◆ Exercise description:
Copy everything in the listing below word for word, apart from any images.

◆ Given information:
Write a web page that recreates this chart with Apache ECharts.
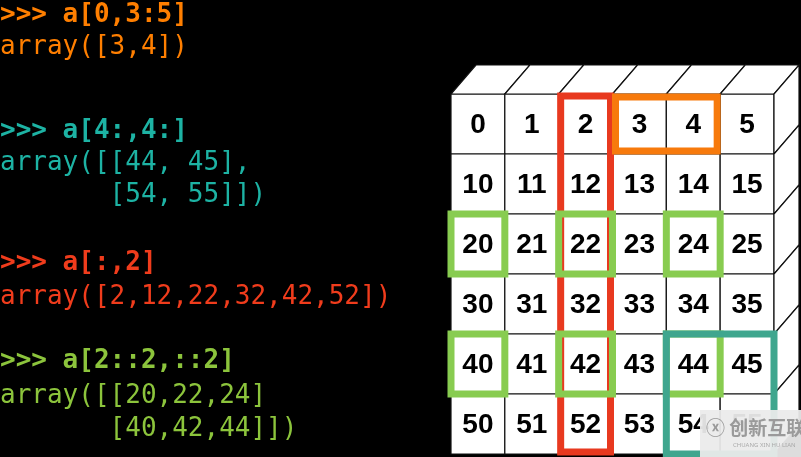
<!DOCTYPE html>
<html>
<head>
<meta charset="utf-8">
<script src="https://cdn.jsdelivr.net/npm/echarts@6/dist/echarts.min.js"></script>
<style>
  html, body { margin: 0; padding: 0; background: #000; }
  #chart { width: 801px; height: 457px; }
</style>
</head>
<body>
<div id="chart"></div>
<script>
// array values, row by row
var cellRows = [
	[0, 1, 2, 3, 4, 5],
	[10, 11, 12, 13, 14, 15],
	[20, 21, 22, 23, 24, 25],
	[30, 31, 32, 33, 34, 35],
	[40, 41, 42, 43, 44, 45],
	[50, 51, 52, 53, 54, 55]
];
// highlight boxes: [col0, row0, col1, row1]
var boxRed = [[2, 0, 3, 6]];
var boxOrange = [[3, 0, 5, 1]];
var boxGreen = [[0, 2, 1, 3], [2, 2, 3, 3], [4, 2, 5, 3], [0, 4, 1, 5], [2, 4, 3, 5], [4, 4, 5, 5]];
var boxTeal = [[4, 4, 6, 6]];
// code lines on the left: [text, color, bold, y]
var codeLines = [
	['>>> a[0,3:5]', '#ff7f00', true, 14],
	['array([3,4])', '#ff7f00', false, 46],
	['>>> a[4:,4:]', '#1db3a4', true, 130],
	['array([[44, 45],', '#1db3a4', false, 162],
	['       [54, 55]])', '#1db3a4', false, 194],
	['>>> a[:,2]', '#f03c1c', true, 262],
	['array([2,12,22,32,42,52])', '#f03c1c', false, 296],
	['>>> a[2::2,::2]', '#8cc43c', true, 360],
	['array([[20,22,24]', '#8cc43c', false, 395],
	['       [40,42,44]])', '#8cc43c', false, 428]
];

var DX = 25, DY = -29;

var cellData = [];
for (var r = 0; r < cellRows.length; ++r) {
	for (var c = 0; c < cellRows[r].length; ++c) {
		cellData.push([c, r, cellRows[r][c]]);
	}
}

function boxSeries(list, color, inset) {
	return {
		type: 'custom',
		coordinateSystem: 'cartesian2d',
		data: list,
		z: 5,
		renderItem: function (params, api) {
			var p0 = api.coord([api.value(0), api.value(1)]);
			var p1 = api.coord([api.value(2), api.value(3)]);
			return {
				type: 'rect',
				shape: { x: p0[0] + inset, y: p0[1] + inset, width: p1[0] - p0[0] - 2 * inset, height: p1[1] - p0[1] - 2 * inset },
				style: { fill: 'none', stroke: color, lineWidth: 7 }
			};
		}
	};
}

var graphics = codeLines.map(function (l) {
	return {
		type: 'text', left: 0, top: l[3] - 12,
		style: { text: l[0], fill: l[1], font: (l[2] ? 'bold ' : '') + '26px "DejaVu Sans Mono"' }
	};
});
graphics.push({
	type: 'rect', shape: { x: 700, y: 410, width: 101, height: 47 },
	style: { fill: 'rgba(235,235,235,0.94)' }, z: 100
});
graphics.push({
	type: 'text', x: 706, y: 418, z: 101,
	style: { text: 'ⓧ 创新互联', fill: '#9a9a9a', font: 'bold 19px "Noto Sans CJK SC"' }
});
graphics.push({
	type: 'text', x: 733, y: 442, z: 101,
	style: { text: 'CHUANG XIN HU LIAN', fill: '#aaa', font: '6px "Noto Sans"' }
});

var option = {
	backgroundColor: '#000',
	animation: false,
	grid: { left: 451, top: 94, width: 323, height: 360 },
	xAxis: { type: 'value', min: 0, max: 6, show: false },
	yAxis: { type: 'value', min: 0, max: 6, inverse: true, show: false },
	graphic: graphics,
	series: [
		{
			type: 'custom',
			coordinateSystem: 'cartesian2d',
			data: cellData,
			renderItem: function (params, api) {
				var c = api.value(0), r = api.value(1);
				var p0 = api.coord([c, r]);
				var p1 = api.coord([c + 1, r + 1]);
				var children = [{
					type: 'rect',
					shape: { x: p0[0], y: p0[1], width: p1[0] - p0[0], height: p1[1] - p0[1] },
					style: { fill: '#fff', stroke: '#111', lineWidth: 1.2 }
				}, {
					type: 'text',
					style: {
						text: String(api.value(2)), x: (p0[0] + p1[0]) / 2, y: (p0[1] + p1[1]) / 2 + 1,
						align: 'center', verticalAlign: 'middle', fill: '#000',
						font: 'bold 28px "Liberation Sans"'
					}
				}];
				if (r === 0) {
					children.push({
						type: 'polygon',
						shape: { points: [[p0[0], p0[1]], [p1[0], p0[1]], [p1[0] + DX, p0[1] + DY], [p0[0] + DX, p0[1] + DY]] },
						style: { fill: '#fff', stroke: '#111', lineWidth: 1.2 }
					});
				}
				if (c === 5) {
					children.push({
						type: 'polygon',
						shape: { points: [[p1[0], p0[1]], [p1[0], p1[1]], [p1[0] + DX, p1[1] + DY], [p1[0] + DX, p0[1] + DY]] },
						style: { fill: '#fff', stroke: '#111', lineWidth: 1.2 }
					});
				}
				return { type: 'group', children: children };
			}
		},
		boxSeries(boxRed, '#e8391f', 2),
		boxSeries(boxOrange, '#f77a0c', 3),
		boxSeries(boxGreen, '#88cc50', 0),
		boxSeries(boxTeal, '#3fa68e', 0)
	]
};

var chart = echarts.init(document.getElementById('chart'));
chart.setOption(option);
</script>
</body>
</html>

◆ Task output:
Write a web page that recreates this chart with Apache ECharts.
<!DOCTYPE html>
<html>
<head>
<meta charset="utf-8">
<script src="https://cdn.jsdelivr.net/npm/echarts@6/dist/echarts.min.js"></script>
<style>
  html, body { margin: 0; padding: 0; background: #000; }
  #chart { width: 801px; height: 457px; }
</style>
</head>
<body>
<div id="chart"></div>
<script>
// array values, row by row
var cellRows = [
	[0, 1, 2, 3, 4, 5],
	[10, 11, 12, 13, 14, 15],
	[20, 21, 22, 23, 24, 25],
	[30, 31, 32, 33, 34, 35],
	[40, 41, 42, 43, 44, 45],
	[50, 51, 52, 53, 54, 55]
];
// highlight boxes: [col0, row0, col1, row1]
var boxRed = [[2, 0, 3, 6]];
var boxOrange = [[3, 0, 5, 1]];
var boxGreen = [[0, 2, 1, 3], [2, 2, 3, 3], [4, 2, 5, 3], [0, 4, 1, 5], [2, 4, 3, 5], [4, 4, 5, 5]];
var boxTeal = [[4, 4, 6, 6]];
// code lines on the left: [text, color, bold, y]
var codeLines = [
	['>>> a[0,3:5]', '#ff7f00', true, 14],
	['array([3,4])', '#ff7f00', false, 46],
	['>>> a[4:,4:]', '#1db3a4', true, 130],
	['array([[44, 45],', '#1db3a4', false, 162],
	['       [54, 55]])', '#1db3a4', false, 194],
	['>>> a[:,2]', '#f03c1c', true, 262],
	['array([2,12,22,32,42,52])', '#f03c1c', false, 296],
	['>>> a[2::2,::2]', '#8cc43c', true, 360],
	['array([[20,22,24]', '#8cc43c', false, 395],
	['       [40,42,44]])', '#8cc43c', false, 428]
];

var DX = 25, DY = -29;

var cellData = [];
for (var r = 0; r < cellRows.length; ++r) {
	for (var c = 0; c < cellRows[r].length; ++c) {
		cellData.push([c, r, cellRows[r][c]]);
	}
}

function boxSeries(list, color, inset) {
	return {
		type: 'custom',
		coordinateSystem: 'cartesian2d',
		data: list,
		z: 5,
		renderItem: function (params, api) {
			var p0 = api.coord([api.value(0), api.value(1)]);
			var p1 = api.coord([api.value(2), api.value(3)]);
			return {
				type: 'rect',
				shape: { x: p0[0] + inset, y: p0[1] + inset, width: p1[0] - p0[0] - 2 * inset, height: p1[1] - p0[1] - 2 * inset },
				style: { fill: 'none', stroke: color, lineWidth: 7 }
			};
		}
	};
}

var graphics = codeLines.map(function (l) {
	return {
		type: 'text', left: 0, top: l[3] - 12,
		style: { text: l[0], fill: l[1], font: (l[2] ? 'bold ' : '') + '26px "DejaVu Sans Mono"' }
	};
});
graphics.push({
	type: 'rect', shape: { x: 700, y: 410, width: 101, height: 47 },
	style: { fill: 'rgba(235,235,235,0.94)' }, z: 100
});
graphics.push({
	type: 'text', x: 706, y: 418, z: 101,
	style: { text: 'ⓧ 创新互联', fill: '#9a9a9a', font: 'bold 19px "Noto Sans CJK SC"' }
});
graphics.push({
	type: 'text', x: 733, y: 442, z: 101,
	style: { text: 'CHUANG XIN HU LIAN', fill: '#aaa', font: '6px "Noto Sans"' }
});

var option = {
	backgroundColor: '#000',
	animation: false,
	grid: { left: 451, top: 94, width: 323, height: 360 },
	xAxis: { type: 'value', min: 0, max: 6, show: false },
	yAxis: { type: 'value', min: 0, max: 6, inverse: true, show: false },
	graphic: graphics,
	series: [
		{
			type: 'custom',
			coordinateSystem: 'cartesian2d',
			data: cellData,
			renderItem: function (params, api) {
				var c = api.value(0), r = api.value(1);
				var p0 = api.coord([c, r]);
				var p1 = api.coord([c + 1, r + 1]);
				var children = [{
					type: 'rect',
					shape: { x: p0[0], y: p0[1], width: p1[0] - p0[0], height: p1[1] - p0[1] },
					style: { fill: '#fff', stroke: '#111', lineWidth: 1.2 }
				}, {
					type: 'text',
					style: {
						text: String(api.value(2)), x: (p0[0] + p1[0]) / 2, y: (p0[1] + p1[1]) / 2 + 1,
						align: 'center', verticalAlign: 'middle', fill: '#000',
						font: 'bold 28px "Liberation Sans"'
					}
				}];
				if (r === 0) {
					children.push({
						type: 'polygon',
						shape: { points: [[p0[0], p0[1]], [p1[0], p0[1]], [p1[0] + DX, p0[1] + DY], [p0[0] + DX, p0[1] + DY]] },
						style: { fill: '#fff', stroke: '#111', lineWidth: 1.2 }
					});
				}
				if (c === 5) {
					children.push({
						type: 'polygon',
						shape: { points: [[p1[0], p0[1]], [p1[0], p1[1]], [p1[0] + DX, p1[1] + DY], [p1[0] + DX, p0[1] + DY]] },
						style: { fill: '#fff', stroke: '#111', lineWidth: 1.2 }
					});
				}
				return { type: 'group', children: children };
			}
		},
		boxSeries(boxRed, '#e8391f', 2),
		boxSeries(boxOrange, '#f77a0c', 3),
		boxSeries(boxGreen, '#88cc50', 0),
		boxSeries(boxTeal, '#3fa68e', 0)
	]
};

var chart = echarts.init(document.getElementById('chart'));
chart.setOption(option);
</script>
</body>
</html>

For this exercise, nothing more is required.